It is as if you are standing on the bank of a lake or pond, looking at your reflection in the water. If you look only at your reflection you will feel as if your image is upside down – your head on the bottom and your feet on top. If all other doors of your perception are closed and you are able only to see your reflection, you will experience it upside down. Then suddenly one day you awaken, your eyes freed of the reflection, and you look at yourself. Then you face a great difficulty, because you will feel that everything became reversed – that your head is on the top and your feet are on the bottom.
Carl Gustav Jung’s secretary has written some memoirs. She describes how vexed Jung used to become sometimes over very small issues: he would become extremely annoyed just over very minor points. One day it happened again that she made a small mistake and Jung became very annoyed about it. This time she felt very hurt because it was such a trifling matter; the matter was such a negligible one, not worth getting angry or so heated up about. So she was unhappy and sad and thought that she should leave this job. As she was about to take her leave of him that evening, he asked her to come into the garden with him. There in the garden, Jung did a headstand and said to her, “Come on, you can do a headstand as well. I want you also to stand on your head!”

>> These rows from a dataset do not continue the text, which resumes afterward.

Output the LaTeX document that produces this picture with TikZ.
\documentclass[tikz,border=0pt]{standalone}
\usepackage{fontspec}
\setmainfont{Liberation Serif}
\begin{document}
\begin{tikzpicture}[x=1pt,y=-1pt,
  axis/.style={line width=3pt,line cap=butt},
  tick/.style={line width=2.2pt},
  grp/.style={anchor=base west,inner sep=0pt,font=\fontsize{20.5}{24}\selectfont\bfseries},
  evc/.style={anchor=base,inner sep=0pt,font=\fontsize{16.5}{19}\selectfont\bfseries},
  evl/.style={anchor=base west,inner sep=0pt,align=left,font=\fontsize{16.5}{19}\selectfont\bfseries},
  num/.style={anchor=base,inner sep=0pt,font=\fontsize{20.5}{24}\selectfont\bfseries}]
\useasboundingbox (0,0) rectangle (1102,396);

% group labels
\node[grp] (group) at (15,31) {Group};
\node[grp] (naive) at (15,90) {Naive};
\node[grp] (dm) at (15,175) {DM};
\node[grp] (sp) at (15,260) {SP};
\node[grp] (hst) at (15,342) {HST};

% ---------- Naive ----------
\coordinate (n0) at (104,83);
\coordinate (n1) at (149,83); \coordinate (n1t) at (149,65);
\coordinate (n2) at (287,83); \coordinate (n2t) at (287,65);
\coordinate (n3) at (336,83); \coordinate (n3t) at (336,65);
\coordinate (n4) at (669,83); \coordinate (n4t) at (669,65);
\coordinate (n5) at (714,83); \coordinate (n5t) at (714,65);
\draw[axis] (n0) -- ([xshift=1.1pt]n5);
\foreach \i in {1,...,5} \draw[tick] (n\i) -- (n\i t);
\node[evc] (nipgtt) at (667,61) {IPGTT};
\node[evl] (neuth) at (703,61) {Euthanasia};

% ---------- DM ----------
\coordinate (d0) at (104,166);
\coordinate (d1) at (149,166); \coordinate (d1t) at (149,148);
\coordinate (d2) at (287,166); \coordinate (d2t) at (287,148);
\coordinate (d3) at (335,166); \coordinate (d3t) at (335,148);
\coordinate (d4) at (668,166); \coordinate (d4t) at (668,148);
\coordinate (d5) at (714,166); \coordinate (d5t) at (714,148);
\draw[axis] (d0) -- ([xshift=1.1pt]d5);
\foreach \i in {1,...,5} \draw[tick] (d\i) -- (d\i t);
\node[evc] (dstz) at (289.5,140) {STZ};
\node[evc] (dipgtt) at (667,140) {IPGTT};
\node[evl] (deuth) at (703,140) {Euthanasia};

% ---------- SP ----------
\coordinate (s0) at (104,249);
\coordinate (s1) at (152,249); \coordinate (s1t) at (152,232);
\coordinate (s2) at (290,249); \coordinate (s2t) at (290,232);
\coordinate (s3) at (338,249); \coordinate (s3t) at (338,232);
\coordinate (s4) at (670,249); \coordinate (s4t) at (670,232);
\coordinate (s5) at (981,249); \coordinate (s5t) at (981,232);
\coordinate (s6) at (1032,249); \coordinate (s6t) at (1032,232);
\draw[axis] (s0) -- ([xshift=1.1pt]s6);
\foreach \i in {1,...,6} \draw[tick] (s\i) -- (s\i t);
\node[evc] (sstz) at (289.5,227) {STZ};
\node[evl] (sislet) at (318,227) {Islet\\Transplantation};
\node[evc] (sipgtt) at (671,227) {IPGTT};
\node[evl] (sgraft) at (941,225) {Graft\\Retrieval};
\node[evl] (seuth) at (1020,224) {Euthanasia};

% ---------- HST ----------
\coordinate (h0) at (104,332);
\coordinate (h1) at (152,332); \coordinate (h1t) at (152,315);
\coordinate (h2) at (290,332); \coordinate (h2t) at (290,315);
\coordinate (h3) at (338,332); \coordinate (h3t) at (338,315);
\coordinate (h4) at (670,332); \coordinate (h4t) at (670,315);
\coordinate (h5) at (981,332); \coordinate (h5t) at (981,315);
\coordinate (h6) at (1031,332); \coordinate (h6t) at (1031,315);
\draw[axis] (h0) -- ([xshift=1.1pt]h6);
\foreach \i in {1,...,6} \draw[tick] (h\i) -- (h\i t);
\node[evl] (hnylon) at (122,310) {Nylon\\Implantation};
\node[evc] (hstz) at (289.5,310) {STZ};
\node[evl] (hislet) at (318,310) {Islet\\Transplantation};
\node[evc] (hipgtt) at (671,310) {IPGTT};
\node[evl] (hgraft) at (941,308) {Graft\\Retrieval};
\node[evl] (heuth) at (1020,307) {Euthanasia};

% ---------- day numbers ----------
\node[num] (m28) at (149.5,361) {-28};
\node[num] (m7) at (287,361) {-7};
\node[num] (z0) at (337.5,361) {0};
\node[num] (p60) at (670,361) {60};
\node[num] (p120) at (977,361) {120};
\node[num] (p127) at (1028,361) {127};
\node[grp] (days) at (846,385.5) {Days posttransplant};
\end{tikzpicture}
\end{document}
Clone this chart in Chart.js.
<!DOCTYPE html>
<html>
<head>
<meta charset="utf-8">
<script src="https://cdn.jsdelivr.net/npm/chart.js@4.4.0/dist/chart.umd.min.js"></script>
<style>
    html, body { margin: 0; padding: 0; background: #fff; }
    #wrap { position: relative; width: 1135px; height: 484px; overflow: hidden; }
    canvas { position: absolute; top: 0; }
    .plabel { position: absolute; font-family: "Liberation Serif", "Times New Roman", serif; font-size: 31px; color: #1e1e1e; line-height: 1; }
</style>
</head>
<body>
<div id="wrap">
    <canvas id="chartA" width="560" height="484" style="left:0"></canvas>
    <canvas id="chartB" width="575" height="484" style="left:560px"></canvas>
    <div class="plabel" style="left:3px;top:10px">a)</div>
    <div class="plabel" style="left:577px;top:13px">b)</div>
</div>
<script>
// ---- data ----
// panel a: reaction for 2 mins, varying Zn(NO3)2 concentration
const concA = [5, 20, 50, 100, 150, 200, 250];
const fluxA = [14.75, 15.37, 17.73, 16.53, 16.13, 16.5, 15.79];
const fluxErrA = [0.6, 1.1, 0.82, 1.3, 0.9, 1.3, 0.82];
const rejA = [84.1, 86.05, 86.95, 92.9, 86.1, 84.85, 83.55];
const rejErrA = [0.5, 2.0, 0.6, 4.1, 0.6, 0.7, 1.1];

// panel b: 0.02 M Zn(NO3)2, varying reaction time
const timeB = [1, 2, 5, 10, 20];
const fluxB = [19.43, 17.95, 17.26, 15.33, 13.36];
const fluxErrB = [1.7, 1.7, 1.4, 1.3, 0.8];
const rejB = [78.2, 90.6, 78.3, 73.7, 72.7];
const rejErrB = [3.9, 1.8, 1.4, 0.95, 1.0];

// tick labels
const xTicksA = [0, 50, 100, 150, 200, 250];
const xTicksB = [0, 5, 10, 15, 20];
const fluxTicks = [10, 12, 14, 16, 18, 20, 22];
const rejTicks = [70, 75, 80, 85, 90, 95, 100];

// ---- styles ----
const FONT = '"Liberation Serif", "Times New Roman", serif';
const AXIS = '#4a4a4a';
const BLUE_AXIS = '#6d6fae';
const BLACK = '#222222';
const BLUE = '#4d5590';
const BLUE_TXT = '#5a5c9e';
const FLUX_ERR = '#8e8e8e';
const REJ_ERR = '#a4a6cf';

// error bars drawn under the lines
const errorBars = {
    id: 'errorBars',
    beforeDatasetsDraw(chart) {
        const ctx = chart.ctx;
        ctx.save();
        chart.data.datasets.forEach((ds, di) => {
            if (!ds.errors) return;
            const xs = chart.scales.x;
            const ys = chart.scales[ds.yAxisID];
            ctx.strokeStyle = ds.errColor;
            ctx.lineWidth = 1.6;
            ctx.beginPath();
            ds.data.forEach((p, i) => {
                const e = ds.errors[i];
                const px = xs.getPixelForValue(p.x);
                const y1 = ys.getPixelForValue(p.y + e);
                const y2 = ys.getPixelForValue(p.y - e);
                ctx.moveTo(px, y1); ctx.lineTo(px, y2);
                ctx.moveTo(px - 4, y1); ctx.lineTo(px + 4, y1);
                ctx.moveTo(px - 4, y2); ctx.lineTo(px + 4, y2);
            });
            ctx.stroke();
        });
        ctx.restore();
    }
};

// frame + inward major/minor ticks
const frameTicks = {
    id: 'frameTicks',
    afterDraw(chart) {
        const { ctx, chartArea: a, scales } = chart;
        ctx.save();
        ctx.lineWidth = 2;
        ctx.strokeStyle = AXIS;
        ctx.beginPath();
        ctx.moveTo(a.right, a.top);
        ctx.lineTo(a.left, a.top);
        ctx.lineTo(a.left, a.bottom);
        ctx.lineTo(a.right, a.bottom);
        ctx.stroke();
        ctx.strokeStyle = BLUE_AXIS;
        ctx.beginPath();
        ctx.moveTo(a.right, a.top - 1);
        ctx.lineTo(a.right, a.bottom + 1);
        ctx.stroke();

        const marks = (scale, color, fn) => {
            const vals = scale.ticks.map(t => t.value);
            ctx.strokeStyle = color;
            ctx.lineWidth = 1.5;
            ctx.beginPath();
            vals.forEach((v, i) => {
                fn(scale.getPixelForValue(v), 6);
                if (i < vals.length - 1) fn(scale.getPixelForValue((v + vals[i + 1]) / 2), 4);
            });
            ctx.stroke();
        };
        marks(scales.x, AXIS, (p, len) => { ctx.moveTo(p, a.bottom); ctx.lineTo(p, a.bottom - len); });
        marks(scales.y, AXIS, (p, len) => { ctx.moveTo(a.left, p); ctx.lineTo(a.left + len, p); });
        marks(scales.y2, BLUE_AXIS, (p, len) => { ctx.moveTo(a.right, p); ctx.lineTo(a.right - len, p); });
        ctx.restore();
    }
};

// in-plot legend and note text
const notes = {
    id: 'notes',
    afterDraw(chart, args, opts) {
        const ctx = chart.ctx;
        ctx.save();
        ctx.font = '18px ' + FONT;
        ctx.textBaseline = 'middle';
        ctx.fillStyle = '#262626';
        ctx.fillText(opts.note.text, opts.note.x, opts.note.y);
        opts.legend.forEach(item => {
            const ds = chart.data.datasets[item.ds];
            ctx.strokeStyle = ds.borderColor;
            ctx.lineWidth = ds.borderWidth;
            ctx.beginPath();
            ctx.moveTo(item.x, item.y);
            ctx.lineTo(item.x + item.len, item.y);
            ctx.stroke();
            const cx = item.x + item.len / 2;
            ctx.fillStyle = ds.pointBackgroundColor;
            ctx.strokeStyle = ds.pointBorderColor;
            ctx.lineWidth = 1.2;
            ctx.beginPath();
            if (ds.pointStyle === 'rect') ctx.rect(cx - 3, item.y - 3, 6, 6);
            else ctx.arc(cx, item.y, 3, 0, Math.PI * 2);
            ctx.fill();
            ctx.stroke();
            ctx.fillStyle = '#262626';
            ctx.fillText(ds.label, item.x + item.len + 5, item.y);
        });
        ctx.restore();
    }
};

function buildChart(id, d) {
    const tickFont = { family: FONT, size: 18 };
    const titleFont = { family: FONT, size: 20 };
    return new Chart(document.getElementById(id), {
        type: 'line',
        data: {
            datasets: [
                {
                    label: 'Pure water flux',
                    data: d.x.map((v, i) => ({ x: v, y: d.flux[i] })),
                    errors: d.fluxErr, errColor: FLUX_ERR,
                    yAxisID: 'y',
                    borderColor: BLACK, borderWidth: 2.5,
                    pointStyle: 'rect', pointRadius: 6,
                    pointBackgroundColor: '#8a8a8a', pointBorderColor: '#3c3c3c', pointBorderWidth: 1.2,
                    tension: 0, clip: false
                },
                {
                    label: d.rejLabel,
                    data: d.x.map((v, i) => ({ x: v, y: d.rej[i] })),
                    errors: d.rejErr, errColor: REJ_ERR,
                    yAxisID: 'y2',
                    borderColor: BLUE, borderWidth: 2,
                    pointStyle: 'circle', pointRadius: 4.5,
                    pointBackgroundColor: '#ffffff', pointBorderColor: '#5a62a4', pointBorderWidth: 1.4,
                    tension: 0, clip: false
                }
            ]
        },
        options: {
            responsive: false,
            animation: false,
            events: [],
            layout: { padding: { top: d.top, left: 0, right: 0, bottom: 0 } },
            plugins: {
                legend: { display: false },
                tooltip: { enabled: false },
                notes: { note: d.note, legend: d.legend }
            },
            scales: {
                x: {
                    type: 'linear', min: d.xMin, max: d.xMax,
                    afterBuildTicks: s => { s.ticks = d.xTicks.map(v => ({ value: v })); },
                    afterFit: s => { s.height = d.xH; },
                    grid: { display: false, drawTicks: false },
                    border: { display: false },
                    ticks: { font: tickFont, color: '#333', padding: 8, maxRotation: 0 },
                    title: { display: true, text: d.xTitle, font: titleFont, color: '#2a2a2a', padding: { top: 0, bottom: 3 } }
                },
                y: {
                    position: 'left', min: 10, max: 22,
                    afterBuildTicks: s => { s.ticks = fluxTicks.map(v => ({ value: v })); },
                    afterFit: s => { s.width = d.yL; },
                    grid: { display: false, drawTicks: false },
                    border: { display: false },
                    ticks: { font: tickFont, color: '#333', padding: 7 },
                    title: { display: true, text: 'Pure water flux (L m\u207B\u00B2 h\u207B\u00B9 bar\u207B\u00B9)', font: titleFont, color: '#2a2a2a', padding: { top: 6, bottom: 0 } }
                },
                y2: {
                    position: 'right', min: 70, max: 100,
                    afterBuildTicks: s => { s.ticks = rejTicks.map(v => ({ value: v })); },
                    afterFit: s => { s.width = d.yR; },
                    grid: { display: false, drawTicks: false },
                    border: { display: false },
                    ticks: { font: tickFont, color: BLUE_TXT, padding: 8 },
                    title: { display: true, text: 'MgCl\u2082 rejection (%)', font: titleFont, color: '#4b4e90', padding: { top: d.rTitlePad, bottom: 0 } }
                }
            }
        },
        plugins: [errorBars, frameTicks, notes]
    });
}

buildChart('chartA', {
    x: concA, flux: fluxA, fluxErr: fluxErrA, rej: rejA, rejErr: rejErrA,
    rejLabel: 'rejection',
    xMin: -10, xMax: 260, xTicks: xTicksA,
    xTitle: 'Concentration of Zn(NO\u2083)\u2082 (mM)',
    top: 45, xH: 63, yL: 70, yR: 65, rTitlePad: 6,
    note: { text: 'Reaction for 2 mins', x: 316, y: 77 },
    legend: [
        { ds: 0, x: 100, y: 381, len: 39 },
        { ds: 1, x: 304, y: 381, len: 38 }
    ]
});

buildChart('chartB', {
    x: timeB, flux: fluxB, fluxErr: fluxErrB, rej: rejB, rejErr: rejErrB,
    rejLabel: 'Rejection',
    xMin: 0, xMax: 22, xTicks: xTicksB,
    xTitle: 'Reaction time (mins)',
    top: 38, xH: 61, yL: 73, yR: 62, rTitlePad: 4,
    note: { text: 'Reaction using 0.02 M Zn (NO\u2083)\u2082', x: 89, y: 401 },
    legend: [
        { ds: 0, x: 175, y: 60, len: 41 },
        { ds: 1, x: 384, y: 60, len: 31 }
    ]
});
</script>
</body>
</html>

She could not understand: What absurdity was this and what did he mean by it? But when a man like Jung says something there must be some meaning behind it. So she stood on her head, and then she began to laugh because the whole world looked upside down. Jung smiled and said goodbye to her.
Some time later the realization came to her that what was such a negligible matter to her might not be so for Jung. Just as everything appears inverted in a headstand, what was a small matter in her view could be a great matter in Jung’s view.
A mystic is someone who is standing in a kind of headstand. He has entered an opposite viewpoint to yours. All your conceptions and conventions he has inverted for himself. You value the material, and for him the material has no value at all. For you the body is all, for him the body is nothing. For you all the treasures are hidden in money; for him it is no more than rubbish. You are looking outward, he is looking inward. You are seeking the taste and the essence of life in others; he seeks for it within himself. He is in shirshasana – he is standing upside down. So your world will look upside down to him, just as his world will look upside down to you. This is the experience of inverted flute-playing. And whenever someone has seen the world from this inverted viewpoint, whatever he has seen has looked very paradoxical to you.
This song of Kabir’s is one such melody – played on the inverted flute. Everyone has seen nectar showering from the sky, but who has seen the earth showering the sky with nectar? We see the blessing in the falling rain, we see something coming down from above, but we cannot see that the earth is also giving something to the sky. Yet it must be so, because all of life’s processes are made of both giving and taking. Only to receive is not possible, there must be some giving too. If there were only taking, the whole exchange of life would be brought to a halt. You breathe in and you have to breathe out. There is no way that you can only take, that you can only breathe in, and if you do not exhale then inhaling will become impossible. Thus the law of giving is implied in the law of taking.